German Spa Town Bad Kissingen Wants to Build Life Around Sleep Patterns
Have you ever heard of the town of Bad Kissingen in Germany? Neither had I — until today — and now I'm thinking I might have to move there. The small spa town of 20,000 people, nestled just south of the Rhön Mountains, has made a commitment to put sleep first. The new project — originally devised by businessman Michael Wieden and chronobiologist Dr. Thomas Kantermann in an effort to make the town stand out from all the other spa towns in Europe — aims to find ways for life to fit around people's natural sleep patterns, rather than the other way around.
We all know that not getting enough sleep is bad for us. It can cause any number of physical and psychological problems, from prematurely aging skin to increasing your risk of cancer. But a healthy sleeping schedule is more complicated than just whether you're getting a full eight hours or not.

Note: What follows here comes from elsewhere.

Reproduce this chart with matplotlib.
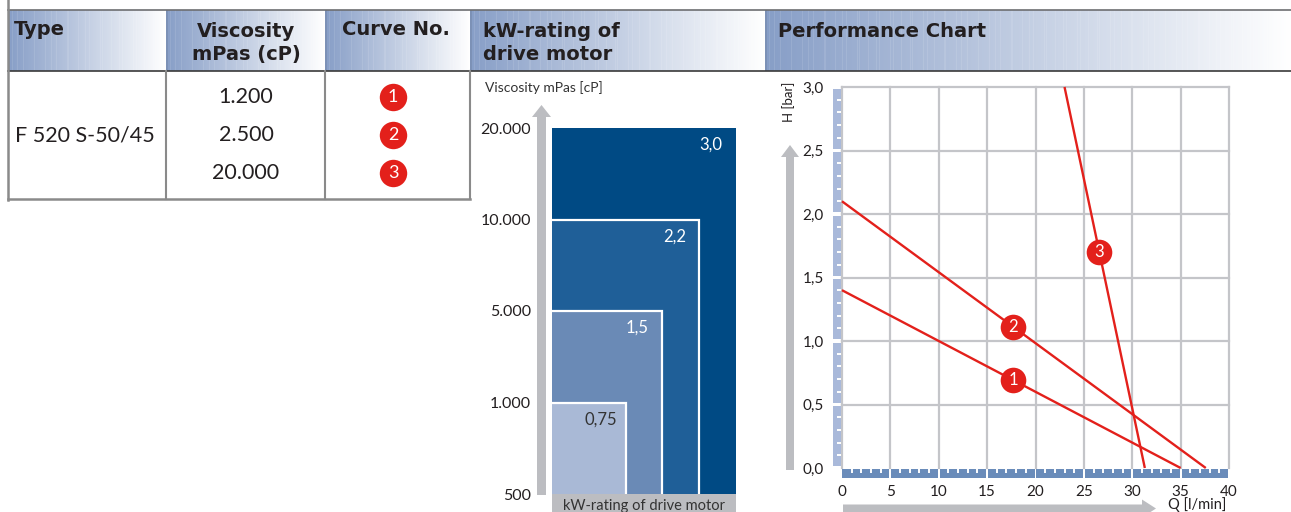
import numpy as np
import matplotlib.pyplot as plt
from matplotlib.patches import Rectangle, FancyArrow

W, H = 1291, 512

# table
pump_type = "F 520 S-50/45"
viscosities = ["1.200", "2.500", "20.000"]
curve_ids = ["1", "2", "3"]

# kW-rating of drive motor
visc_levels = ["500", "1.000", "5.000", "10.000", "20.000"]
kw_ratings = ["0,75", "1,5", "2,2", "3,0"]
kw_colors = ["#a9b9d6", "#6a8ab6", "#1f5f98", "#004a84"]
kw_text_colors = ["#333333", "white", "white", "white"]

# performance curves: Q [l/min] -> H [bar]
q_curves = [[0, 35.0], [0, 37.6], [23.0, 31.3]]
h_curves = [[1.4, 0.0], [2.1, 0.0], [3.0, 0.0]]
marker_q = [17.7, 17.7, 26.6]

RED = "#e3201b"
GREY_ARROW = "#bcbdc1"
TXT = "#231f20"
REG = "Lato"
BOLD = "DejaVu Sans"

fig = plt.figure(figsize=(W / 100, H / 100), dpi=100)
bg = fig.add_axes([0, 0, 1, 1])
bg.axis('off')


def px_axes(x0, y0, x1, y1):
    return fig.add_axes([x0 / W, 1 - y1 / H, (x1 - x0) / W, (y1 - y0) / H])


# header strip with gradient
head_cells = [(8, 166), (166, 325), (325, 470), (470, 765), (765, 1291)]
c0 = np.array([0.53, 0.62, 0.78])
for x0, x1 in head_cells:
    n = int(x1 - x0)
    t = np.linspace(0, 1, n)[:, None]
    col = c0[None, :] * (1 - t) + t
    idx = np.arange(n)
    stripe = (idx % 11 == 4) | (idx % 17 == 9)
    col[stripe] = col[stripe] * 0.9 + 0.1
    col[:2] = c0 * 0.92
    img = np.repeat(col[None, :, :], 2, axis=0)
    bg.imshow(img, extent=(x0, x1, 71, 10), aspect='auto', interpolation='nearest', zorder=0)

bg.plot([8, W], [9.5, 9.5], color="#6d6e71", lw=1.2)
bg.plot([8, W], [71, 71], color="#3a3a3a", lw=1.2)
bg.plot([8, 8], [0, 200], color="#8a8a8a", lw=1.8)
for x in [166, 325, 470]:
    bg.plot([x, x], [71, 199], color="#8a8a8a", lw=1.5)
bg.plot([8, 470], [199, 199], color="#8a8a8a", lw=1.8)

hkw = dict(family=BOLD, weight='bold', fontsize=14, color=TXT)
bg.text(14, 35, "Type", ha='left', va='baseline', **hkw)
bg.text(246, 37, "Viscosity", ha='center', va='baseline', **hkw)
bg.text(246, 60, "mPas (cP)", ha='center', va='baseline', **hkw)
bg.text(396, 35, "Curve No.", ha='center', va='baseline', **hkw)
bg.text(483, 37, "kW-rating of", ha='left', va='baseline', **hkw)
bg.text(483, 60, "drive motor", ha='left', va='baseline', **hkw)
bg.text(778, 37, "Performance Chart", ha='left', va='baseline', **hkw)

# table body
row_y = [97, 135, 173]
bg.text(15, 135, pump_type, ha='left', va='center', family=REG, fontsize=15.5, color=TXT)
for y, v, c in zip(row_y, viscosities, curve_ids):
    bg.text(246, y, v, ha='center', va='center', family=REG, fontsize=15.5, color=TXT)
    bg.scatter([393], [y], s=390, color=RED, zorder=5, lw=0)
    bg.text(393, y + 0.5, c, ha='center', va='center', family=REG, fontsize=13,
            color='white', zorder=6)

# kW-rating block
bg.text(485, 88, "Viscosity mPas [cP]", ha='left', va='center', family=REG, fontsize=10, color="#333333")
bg.add_patch(FancyArrow(541.5, 495, 0, -390, width=9, head_width=19, head_length=12,
                        length_includes_head=True, color=GREY_ARROW, lw=0))
bg.add_patch(Rectangle((552, 494), 184, 20, color=GREY_ARROW, lw=0))
bg.text(644, 506, "kW-rating of drive motor", ha='center', va='center', family=REG,
        fontsize=10.5, color="#333333")

ax_kw = px_axes(552, 128, 736, 494)
ax_kw.set_xlim(0, 5)
ax_kw.set_ylim(0, 4)
for i in reversed(range(len(kw_ratings))):
    w, h = i + 2, i + 1
    ax_kw.bar(0, h, width=w, bottom=0, align='edge', color=kw_colors[i], lw=0)
    if i < len(kw_ratings) - 1:
        ax_kw.plot([0, w, w], [h, h, 0], color='white', lw=1.6, solid_joinstyle='miter')
    ax_kw.annotate(kw_ratings[i], (w, h), xytext=(-25, -17), textcoords='offset pixels',
                   ha='center', va='center', family=REG, fontsize=12, color=kw_text_colors[i])
ax_kw.set_xticks([])
ax_kw.set_yticks(range(len(visc_levels)), visc_levels)
ax_kw.tick_params(axis='y', length=0, pad=15, labelsize=11.5, labelcolor=TXT)
for lab in ax_kw.get_yticklabels():
    lab.set_family(REG)
for s in ax_kw.spines.values():
    s.set_visible(False)

# performance chart
bg.add_patch(FancyArrow(790, 470, 0, -325, width=8, head_width=18, head_length=12,
                        length_includes_head=True, color=GREY_ARROW, lw=0))
bg.add_patch(FancyArrow(843, 508.5, 313, 0, width=8, head_width=18, head_length=14,
                        length_includes_head=True, color=GREY_ARROW, lw=0))
bg.text(789, 102, "H [bar]", rotation=90, ha='center', va='center', family=REG, fontsize=9.5, color=TXT)
bg.text(1168, 497, "Q [l/min]", ha='left', va='top', family=REG, fontsize=10.5, color=TXT)

ax = px_axes(842, 87, 1229, 468)
ax.set_xlim(0, 40)
ax.set_ylim(0, 3)
for x in range(0, 41, 5):
    ax.axvline(x, color="#c4c5c9", lw=1.6, zorder=0, clip_on=False)
for y in np.arange(0.5, 3.01, 0.5):
    ax.axhline(y, color="#c4c5c9", lw=1.6, zorder=0, clip_on=False)
for q, h, mq, cid in zip(q_curves, h_curves, marker_q, curve_ids):
    ax.plot(q, h, color=RED, lw=1.7, solid_capstyle='butt', zorder=3, clip_on=False)
    mh = np.interp(mq, q, h)
    ax.scatter([mq], [mh], s=340, color=RED, zorder=5, lw=0, clip_on=False)
    ax.text(mq, mh, cid, ha='center', va='center', family=REG, fontsize=12,
            color='white', zorder=6)
ax.set_xticks(range(0, 41, 5))
ax.set_yticks(np.arange(0, 3.01, 0.5))
ax.set_yticklabels([f"{v:.1f}".replace('.', ',') for v in np.arange(0, 3.01, 0.5)])
ax.tick_params(length=0, labelsize=11, labelcolor=TXT)
ax.tick_params(axis='x', pad=12)
ax.tick_params(axis='y', pad=13)
for lab in ax.get_xticklabels() + ax.get_yticklabels():
    lab.set_family(REG)
for s in ax.spines.values():
    s.set_visible(False)

# scale bars along the axes
axb = px_axes(842, 469, 1229, 478)
axb.set_xlim(0, 40)
axb.set_ylim(0, 1)
axb.axis('off')
for s in range(0, 40, 5):
    axb.add_patch(Rectangle((s + (0 if s == 0 else 0.1), 0), 4.8 if s else 4.9, 1, color="#6a8cba", lw=0))
for k in range(1, 40):
    if k % 5:
        axb.vlines(k, 0.55, 1, color='white', lw=1.4)

axl = px_axes(833, 87, 841, 468)
axl.set_xlim(0, 1)
axl.set_ylim(0, 3)
axl.axis('off')
for s in np.arange(0, 3, 0.5):
    axl.add_patch(Rectangle((0, s + 0.012), 1, 0.476, color="#a9b9da", lw=0))
for k in range(1, 30):
    if k % 5:
        axl.hlines(k / 10, 0.45, 1, color='white', lw=1.4)

bg.set_xlim(0, W)
bg.set_ylim(H, 0)

fig.savefig("out.png", dpi=100)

Kantermann's specialty at the University of Groningen in the Netherlands is chronobiology, or studying circadian rhythms and the differences in individual sleep patterns. According to a feature on the Bad Kissengen project in the Atlantic, a person's chronotype — their preferred sleep pattern — can have a large bearing on how they feel, how productive they are, and even how healthy they are. Living outside your natural chronotype, for example staying up late at bars when you're a morning person or waking yourself up with an alarm clock when you're a night owl, can be hugely detrimental.
To get the Bad Kissengen project going, the organizers want all of the town's residents to input their sleep data on a special website. Even if you don't live in Bad Kissengen you can still give it a try — I did and they sent me this cool .pdf of my chronotype evaluation.
Eventually, the hope is that schools and medical facilities will start collecting this information too. Although funding is currently low, the will to succeed is there, as the Atlantic reports.
Kantermann is the project’s scientific manager, and in July 2013, he, Wieden, Bad Kissingen’s mayor and town council, and other researchers from the University of Groningen and the Ludwig Maximilian University of Munich signed a letter of intent. In that letter, they pledged to promote chronobiology research in the town, to “gather results that are directly applicable to living, education, work, well-being, health, mobility, rehabilitation, and sleep.”
The signers have pledged to meet five times per year to discuss the project, and their next planned step is to begin experimenting with lighting in clinics and hotels.
There are all sorts of complications with trying to allow everybody to live by their own sleep patterns. Scheduling conflicts make it impossible to dramatically change school start times to accommodate teenagers' late chronotype, but studies have shown even minor changes can have a significant impact.
Taking on board just a few of Kantermann's suggestions, such as scheduling important tests in the afternoon and attempting to spend more time outdoors in the morning, could help to make life a whole lot less sleepy.